In the year and a half since the publication of Future War, Latiff’s imagined future fared relatively well. His assessment that America’s civilian leadership knows little about the military and less about emerging new technology has been validated in Senate hearings with Mark Zuckerberg and Sundar Pichai.[12] In Senate hearings last year, Facebook CEO Mark Zuckerberg answered a range of uninformed questions about Facebook including “How do you sustain a business model in which users don’t pay for your service?” To which he replied that they “Run ads.” Later, during a different hearing Google CEO Sundar Pichai was asked questions about the iPhone—to which he replied “Congressman, iPhone is made by a different company.” The demonstrated lack of even the most basic understanding of major tech companies, and the failure to differentiate between them is a damning show of ignorance by senior American leaders, but probably closer to the rule than the exception. One clear miss in his predictions was a failure to cover hypersonic weapons, which may prove to be the Pentagon’s new boogeyman. Such weapons are probably more relevant, at least in the near term, than the repeatedly mentioned biologically modified soldiers.

Lawrence Freedman, who recently published The Future of War: A History, would appreciate Future War.
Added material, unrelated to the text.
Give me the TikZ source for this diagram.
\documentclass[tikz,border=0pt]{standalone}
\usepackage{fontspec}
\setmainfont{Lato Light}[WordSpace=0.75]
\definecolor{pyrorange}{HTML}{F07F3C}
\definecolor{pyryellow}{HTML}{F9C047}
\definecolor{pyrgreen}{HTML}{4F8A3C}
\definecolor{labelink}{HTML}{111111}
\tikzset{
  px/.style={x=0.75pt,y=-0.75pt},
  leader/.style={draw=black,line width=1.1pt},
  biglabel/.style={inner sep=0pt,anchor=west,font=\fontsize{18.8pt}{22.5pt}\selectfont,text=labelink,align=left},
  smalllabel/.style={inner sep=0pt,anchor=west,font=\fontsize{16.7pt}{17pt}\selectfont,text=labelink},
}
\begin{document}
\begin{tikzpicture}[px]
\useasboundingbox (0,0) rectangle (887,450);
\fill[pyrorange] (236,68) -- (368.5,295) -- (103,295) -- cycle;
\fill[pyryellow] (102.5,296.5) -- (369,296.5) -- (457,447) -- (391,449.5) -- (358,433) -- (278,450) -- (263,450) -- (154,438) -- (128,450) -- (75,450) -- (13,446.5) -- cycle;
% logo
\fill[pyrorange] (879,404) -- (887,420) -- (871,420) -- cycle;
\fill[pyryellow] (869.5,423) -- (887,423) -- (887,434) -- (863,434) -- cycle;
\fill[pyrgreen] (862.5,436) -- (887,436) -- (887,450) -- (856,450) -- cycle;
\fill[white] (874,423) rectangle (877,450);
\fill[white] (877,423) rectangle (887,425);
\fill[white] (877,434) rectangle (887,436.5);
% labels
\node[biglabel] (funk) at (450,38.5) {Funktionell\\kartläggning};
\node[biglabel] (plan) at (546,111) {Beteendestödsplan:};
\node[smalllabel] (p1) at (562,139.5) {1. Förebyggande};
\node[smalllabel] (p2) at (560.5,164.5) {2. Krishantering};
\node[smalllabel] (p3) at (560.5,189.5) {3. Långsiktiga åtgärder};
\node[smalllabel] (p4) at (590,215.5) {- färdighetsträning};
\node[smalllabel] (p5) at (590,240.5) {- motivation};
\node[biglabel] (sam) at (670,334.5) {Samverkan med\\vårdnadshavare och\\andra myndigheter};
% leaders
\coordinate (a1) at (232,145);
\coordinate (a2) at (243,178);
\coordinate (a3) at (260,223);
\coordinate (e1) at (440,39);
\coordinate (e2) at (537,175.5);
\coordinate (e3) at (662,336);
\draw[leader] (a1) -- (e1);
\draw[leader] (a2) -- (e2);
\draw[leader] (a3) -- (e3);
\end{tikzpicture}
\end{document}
It avoids two of the major pitfalls that Freedman identifies in the future war genre. Latiff is not arguing that a single type of weapon or technology will dominate warfare and nor is he declaring that the end is nigh. His most significant prediction is increasing ethical and technological complexity and the emphasis on the moral and leadership sides of warfare would stand out among the works that Freedman covered in his book. That emphasis is more likely to keep Latiff’s work relevant where others in the genre are quickly overtaken by the present and fade into obscurity.

Latiff laments wavering U.S. commitments to NATO and reversals in Middle Eastern policy, a stance in line with the defense establishment. He would be disappointed to see that both have far increased since publication of Future War, and show no signs of slowing. His focus on biotechnology advances and advanced gene editing which initially seemed the most implausible have been validated by recent developments like the announcement of a genetically modified baby in China, true or not. Additionally, debates over the ethics of autonomous weapons have exploded in the months since Latiff published his book.

Future War is the whole-of-society sibling to Scales on War’s hard-nosed call to action with the cynicism of James Fallows’ “The Tragedy of the American Military.” Its merit lies in the contradictions and dilemmas that it frames and its brevity at only 192 pages. Where Latiff is strong on ideals and ethics, he is weak on policy pragmatism. He is unable to offer a way forward at the actionable level. Many of his arguments are tired rallying cries, though he is a master at concisely framing his point of view and drawing on the best available commentary. Still, he does little to refresh them. A quick read, Future War imagines a future fraught with moral dilemmas and technological complexity.